Cilium replaces kube-proxy and handles all networking via eBPF programs attached directly to the Linux kernel. Two reasons this matters on resource-constrained nodes:

Performance. eBPF avoids the iptables chains that scale poorly with service count. On nodes with 16 GB RAM running multiple workloads, efficiency matters.
Network policies. CiliumNetworkPolicy resources provide L3-L7 policy enforcement. Every namespace has explicit ingress/egress rules. Home Assistant, which controls physical devices, gets locked down to only the traffic it needs.

Recent operational work moved this from “policies exist” to “policy behavior is understood at the identity level.” In June 2026, a Vault outage investigation found that nginx-ingress runs hostNetwork, so traffic from the ingress controller is seen by Cilium as the host / remote-node identity rather than as ordinary pod-to-pod traffic. The fix was a dedicated Cilium policy allowing those identities to reach Vault on TCP 8200, preserving the default-deny posture while restoring AppRole and UI access. That kind of failure mode is exactly why running the real dataplane at home is valuable: the lesson transfers directly to production clusters.

Longhorn Storage

Distributed block storage across all four nodes with 2x replication. When a node goes down for maintenance, volumes remain available. Longhorn was chosen because it’s designed for commodity hardware — it doesn’t assume enterprise SSDs or dedicated storage networks. It runs on the same disks the OS uses, which is exactly the constraint SBCs impose.

Version: v1.10.1, 2x replication factor

Tailscale

Every node joins a Tailscale mesh network. No ports exposed to the public internet. Remote access works through WireGuard tunnels with identity-based authentication. This is the only path into the cluster from outside the local network.

GitOps with Helm

All workloads are defined as Helm charts and deployed through a GitOps workflow. Infrastructure changes go through version control.
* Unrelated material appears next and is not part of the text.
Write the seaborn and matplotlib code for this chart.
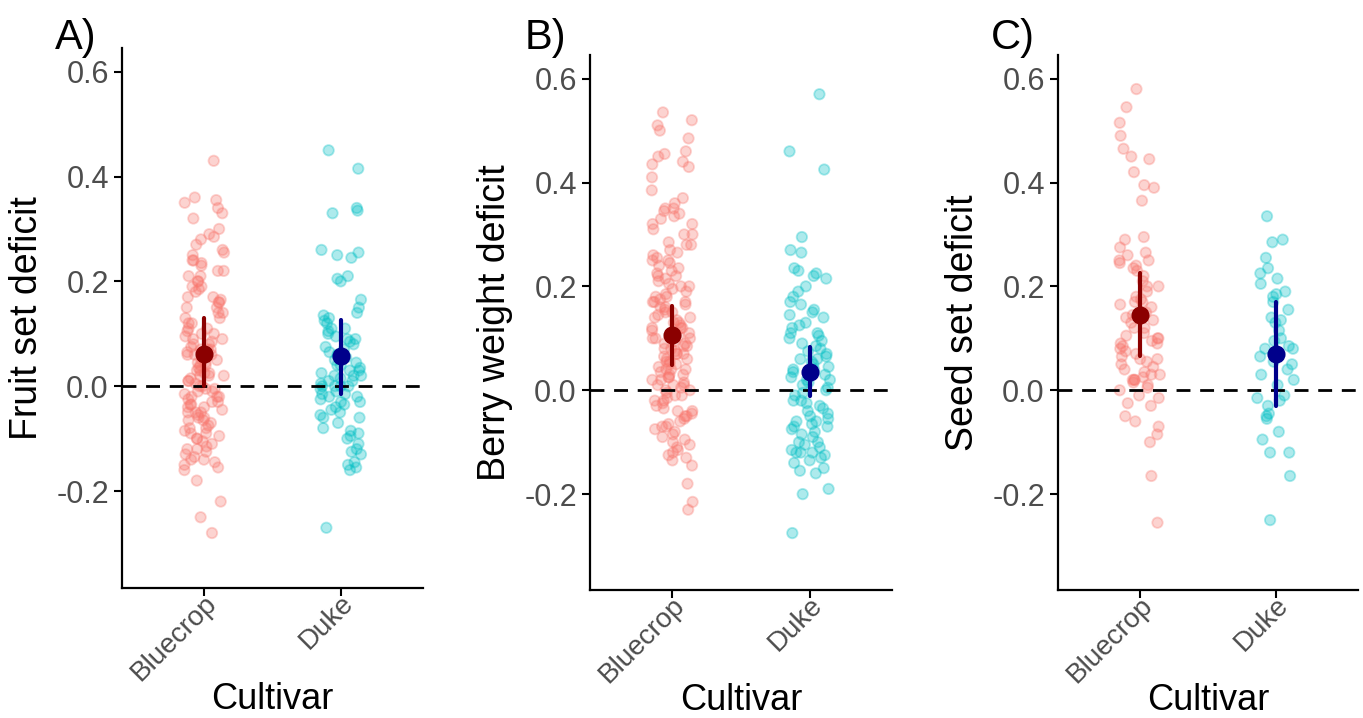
import numpy as np
import pandas as pd
import matplotlib
matplotlib.use("Agg")
import matplotlib.pyplot as plt
import matplotlib.transforms as mtransforms
import seaborn as sns

cultivars = ["Bluecrop", "Duke"]
panel_labels = ["A)", "B)", "C)"]
y_titles = ["Fruit set deficit", "Berry weight deficit", "Seed set deficit"]
y_ticks = [-0.2, 0.0, 0.2, 0.4, 0.6]
y_ticklabels = ["-0.2", "0.0", "0.2", "0.4", "0.6"]

fruit_bluecrop = [0.43, 0.36, 0.355, 0.35, 0.34, 0.33, 0.32, 0.30, 0.29, 0.285, 0.27, 0.26, 0.255, 0.25,
                  0.24, 0.235, 0.23, 0.22, 0.21, 0.20, 0.20, 0.19, 0.185, 0.18, 0.17, 0.165, 0.16, 0.15,
                  0.15, 0.14, 0.13, 0.12, 0.12, 0.11, 0.105, 0.10, 0.10, 0.09, 0.09, 0.085, 0.08, 0.08,
                  0.075, 0.07, 0.07, 0.065, 0.06, 0.06, 0.055, 0.05, 0.05, 0.045, 0.04, 0.04, 0.035, 0.03,
                  0.03, 0.025, 0.02, 0.02, 0.015, 0.01, 0.01, 0.005, 0.0, 0.0, -0.005, -0.01, -0.01,
                  -0.015, -0.02, -0.02, -0.025, -0.03, -0.03, -0.035, -0.04, -0.04, -0.045, -0.05, -0.05,
                  -0.055, -0.06, -0.06, -0.065, -0.07, -0.075, -0.08, -0.085, -0.09, -0.09, -0.095, -0.10,
                  -0.105, -0.11, -0.115, -0.12, -0.125, -0.13, -0.135, -0.14, -0.145, -0.15, -0.155, -0.16,
                  -0.18, -0.22, -0.25, -0.28, 0.28, 0.24, 0.22, 0.19, 0.17, 0.14, 0.11, 0.095, 0.07,
                  0.045, 0.025, -0.005, -0.035, -0.065, -0.10, -0.12, -0.14, 0.21, 0.16, 0.13, 0.06, 0.02,
                  -0.02, -0.05, -0.08]
fruit_duke = [0.45, 0.415, 0.34, 0.335, 0.33, 0.26, 0.255, 0.25, 0.245, 0.21, 0.205, 0.20, 0.165, 0.15,
              0.14, 0.135, 0.13, 0.125, 0.12, 0.11, 0.105, 0.10, 0.095, 0.09, 0.085, 0.08, 0.075, 0.07,
              0.065, 0.06, 0.055, 0.05, 0.045, 0.04, 0.035, 0.03, 0.025, 0.02, 0.02, 0.015, 0.01, 0.01,
              0.005, 0.0, 0.0, 0.0, -0.005, -0.01, -0.015, -0.02, -0.02, -0.025, -0.03, -0.035, -0.04,
              -0.045, -0.05, -0.055, -0.06, -0.07, -0.08, -0.085, -0.09, -0.095, -0.10, -0.11, -0.12,
              -0.125, -0.13, -0.145, -0.15, -0.155, -0.16, -0.27, 0.09, 0.04, 0.0, -0.03, 0.06, 0.02,
              -0.06, 0.11, 0.03, -0.015]
berry_bluecrop = [0.535, 0.52, 0.51, 0.50, 0.485, 0.46, 0.455, 0.45, 0.44, 0.435, 0.43, 0.41, 0.385, 0.37,
                  0.36, 0.35, 0.35, 0.345, 0.34, 0.335, 0.33, 0.32, 0.32, 0.31, 0.30, 0.285, 0.28, 0.28,
                  0.27, 0.265, 0.26, 0.255, 0.25, 0.245, 0.24, 0.235, 0.23, 0.225, 0.22, 0.215, 0.21,
                  0.205, 0.20, 0.195, 0.19, 0.185, 0.18, 0.18, 0.175, 0.17, 0.17, 0.165, 0.16, 0.155,
                  0.15, 0.15, 0.145, 0.14, 0.14, 0.135, 0.13, 0.125, 0.12, 0.12, 0.115, 0.11, 0.11, 0.105,
                  0.10, 0.10, 0.095, 0.09, 0.09, 0.085, 0.08, 0.08, 0.075, 0.07, 0.07, 0.065, 0.06, 0.06,
                  0.055, 0.05, 0.05, 0.045, 0.04, 0.04, 0.035, 0.03, 0.03, 0.025, 0.02, 0.02, 0.015, 0.01,
                  0.01, 0.005, 0.0, 0.0, -0.005, -0.01, -0.015, -0.02, -0.025, -0.03, -0.035, -0.04,
                  -0.045, -0.05, -0.055, -0.06, -0.065, -0.07, -0.075, -0.08, -0.085, -0.09, -0.095,
                  -0.10, -0.105, -0.11, -0.115, -0.12, -0.125, -0.13, -0.135, -0.145, -0.18, -0.215,
                  -0.23, 0.30, 0.25, 0.20, 0.16, 0.13, 0.10, 0.07, 0.04, 0.01, -0.02, -0.05, 0.22, 0.17,
                  0.12, 0.085, 0.055, 0.025, -0.01, -0.04, -0.07]
berry_duke = [0.57, 0.46, 0.425, 0.295, 0.27, 0.265, 0.235, 0.23, 0.225, 0.22, 0.215, 0.20, 0.19, 0.18,
              0.17, 0.165, 0.155, 0.15, 0.145, 0.14, 0.13, 0.125, 0.12, 0.11, 0.105, 0.10, 0.095, 0.09,
              0.085, 0.08, 0.075, 0.07, 0.065, 0.06, 0.055, 0.05, 0.045, 0.04, 0.035, 0.03, 0.025, 0.02,
              0.015, 0.01, 0.005, 0.0, -0.005, -0.01, -0.02, -0.025, -0.03, -0.04, -0.045, -0.05,
              -0.055, -0.06, -0.065, -0.07, -0.075, -0.08, -0.085, -0.09, -0.10, -0.105, -0.11, -0.115,
              -0.12, -0.12, -0.125, -0.13, -0.135, -0.14, -0.15, -0.155, -0.16, -0.19, -0.20, -0.275,
              0.06, 0.02, -0.02, -0.06, -0.10, 0.11, 0.04, -0.035, -0.07, -0.12]
seed_bluecrop = [0.58, 0.545, 0.515, 0.49, 0.465, 0.45, 0.445, 0.42, 0.395, 0.39, 0.365, 0.295, 0.29,
                 0.275, 0.265, 0.26, 0.25, 0.245, 0.24, 0.235, 0.23, 0.22, 0.21, 0.20, 0.19, 0.18, 0.175,
                 0.17, 0.165, 0.16, 0.15, 0.145, 0.14, 0.135, 0.13, 0.12, 0.11, 0.105, 0.10, 0.095, 0.09,
                 0.085, 0.08, 0.075, 0.07, 0.065, 0.06, 0.055, 0.05, 0.045, 0.04, 0.035, 0.03, 0.025,
                 0.02, 0.02, 0.015, 0.01, 0.005, 0.0, -0.01, -0.015, -0.025, -0.03, -0.05, -0.06, -0.07,
                 -0.085, -0.10, -0.165, -0.255, 0.25, 0.17, 0.09, 0.02, 0.12, 0.06, 0.03, 0.20, 0.10]
seed_duke = [0.335, 0.29, 0.285, 0.255, 0.235, 0.225, 0.215, 0.205, 0.19, 0.185, 0.18, 0.17, 0.155, 0.14,
             0.135, 0.13, 0.115, 0.10, 0.095, 0.085, 0.08, 0.08, 0.075, 0.07, 0.065, 0.055, 0.05, 0.04,
             0.03, 0.02, 0.01, -0.01, -0.015, -0.02, -0.03, -0.045, -0.05, -0.055, -0.08, -0.095, -0.12,
             -0.12, -0.165, -0.25]

# model estimates with 95% CI: [lower, estimate, upper]
fruit_est_bluecrop = [0.0, 0.062, 0.13]
fruit_est_duke = [-0.015, 0.057, 0.127]
berry_est_bluecrop = [0.048, 0.107, 0.163]
berry_est_duke = [-0.012, 0.035, 0.083]
seed_est_bluecrop = [0.065, 0.145, 0.225]
seed_est_duke = [-0.03, 0.07, 0.17]

raw = [(fruit_bluecrop, fruit_duke), (berry_bluecrop, berry_duke), (seed_bluecrop, seed_duke)]
ests = [(fruit_est_bluecrop, fruit_est_duke), (berry_est_bluecrop, berry_est_duke),
        (seed_est_bluecrop, seed_est_duke)]

point_colors = ["#F8766D", "#00BFC4"]
mean_colors = ["#8B0000", "#00008B"]

sns.set_theme(style="ticks")
plt.rcParams["font.family"] = ["Liberation Sans", "DejaVu Sans"]

fig = plt.figure(figsize=(13.63, 7.18), dpi=100)
rects = [[0.0895, 0.181, 0.2208, 0.752],
         [0.4329, 0.178, 0.2215, 0.745],
         [0.7762, 0.178, 0.2200, 0.745]]
label_x = [0.040, 0.385, 0.727]
shift = mtransforms.ScaledTranslation(9 / 100, 0, fig.dpi_scale_trans)

for i in range(3):
    ax = fig.add_axes(rects[i])
    b, d = raw[i]
    df = pd.DataFrame({"Cultivar": ["Bluecrop"] * len(b) + ["Duke"] * len(d),
                       "value": list(b) + list(d)})
    sns.stripplot(data=df, x="Cultivar", y="value", hue="Cultivar", order=cultivars,
                  hue_order=cultivars, palette=point_colors, jitter=0.15, size=7.5,
                  alpha=0.32, linewidth=1.3, edgecolor="face", legend=False, ax=ax, zorder=2)
    ax.axhline(0, color="black", linestyle=(0, (5, 3.5)), linewidth=2.0, zorder=3)
    eb, ed = ests[i]
    edf = pd.DataFrame({"Cultivar": ["Bluecrop"] * 3 + ["Duke"] * 3,
                        "value": list(eb) + list(ed)})
    sns.pointplot(data=edf, x="Cultivar", y="value", hue="Cultivar", order=cultivars,
                  hue_order=cultivars, palette=mean_colors, estimator="median",
                  errorbar=("pi", 100), linestyle="none", markersize=11,
                  err_kws={"linewidth": 3.0}, legend=False, ax=ax)
    for coll in ax.lines:
        coll.set_zorder(5)
    ax.set_xlim(-0.6, 1.6)
    ax.set_ylim(-0.385, 0.645)
    ax.set_yticks(y_ticks)
    ax.set_yticklabels(y_ticklabels)
    ax.tick_params(axis="both", colors="#4D4D4D", labelsize=22, length=6, width=1.5,
                   direction="out")
    ax.tick_params(axis="both", color="black")
    ax.tick_params(axis="x", labelsize=20, pad=2)
    for lab in ax.get_xticklabels():
        lab.set_rotation(45)
        lab.set_ha("right")
        lab.set_va("center")
        lab.set_rotation_mode("anchor")
        lab.set_transform(lab.get_transform() + shift)
    ax.set_ylabel(y_titles[i], fontsize=27, color="black", labelpad=8)
    ax.set_xlabel("Cultivar", fontsize=26, color="black", va="center")
    ax.xaxis.set_label_coords(0.5, -0.206)
    sns.despine(ax=ax)
    for s in ["left", "bottom"]:
        ax.spines[s].set_linewidth(1.6)
        ax.spines[s].set_color("black")
    fig.text(label_x[i], 0.975, panel_labels[i], fontsize=30, color="black", va="top", ha="left")

fig.savefig("out.png", dpi=100, facecolor="white")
This isn’t optional when you’re running a cluster you can’t physically access half the time — you need to know exactly what’s deployed and why.

What Runs On It

Workload	Purpose
OpenClaw	AI agent platform — long-running autonomous agents with tool access, memory, and inter-agent communication
Home Assistant	Home automation — thermostat, lighting, presence detection, physical device control
MCP Gateway	Model Context Protocol router — connects AI agents to tools and data sources
Signal CLI	Messaging integration — agents can send and receive Signal messages
FalkorDB	Graph database backing Graphiti — episodic and semantic memory for AI agents
MCP Tool Servers	Various tool servers — web search, academic research, memory, Jira/Confluence, Home Assistant, and custom integrations
Vault + External Secrets	Centralized secret storage and Kubernetes secret synchronization for agents and platform services
Security Scanning	Trivy and kube-bench for vulnerability scanning and CIS benchmark compliance

Deep Dives

Each major infrastructure domain has a dedicated page with architecture details, configuration specifics, and operational lessons:

Networking — Cilium eBPF dataplane, CiliumNetworkPolicy patterns, MetalLB L2 load balancing, ingress-nginx routing
Storage — Longhorn distributed block storage, 2x replication strategy, PVC patterns, backup roadmap
GitOps — Flux v2 reconciliation, Helm chart management, deployment workflows, secrets with Vault and External Secrets Operator

Challenges and Lessons

ARM64 Compatibility

Not everything publishes ARM64 container images. Every new tool requires checking multi-arch support before adoption. Some projects publish linux/amd64 only, which means either finding alternatives, building from source, or contributing ARM64 support upstream. This is getting better year over year, but it’s still a real constraint.

Vendor Kernels

The Orange Pi 5 runs a Rockchip vendor kernel (6.1.115-vendor-rk35xx). This isn’t mainline Linux — it includes proprietary patches for hardware support. The practical impact: kernel features like BTF (BPF Type Format) may not be available, which affects tools that depend on CO-RE (Compile Once, Run Everywhere) eBPF. Falco, for example, needs to fall back to its kernel module driver instead of modern eBPF on these nodes.

Resource Constraints

16 GB of RAM per node sounds generous until you’re running a graph database, an AI agent platform, a home automation system, and Kubernetes system components on the same hardware. Resource requests and limits aren’t aspirational here — they’re load-bearing. Every workload gets explicit CPU and memory bounds, and I’ve learned exactly what happens when you get them wrong.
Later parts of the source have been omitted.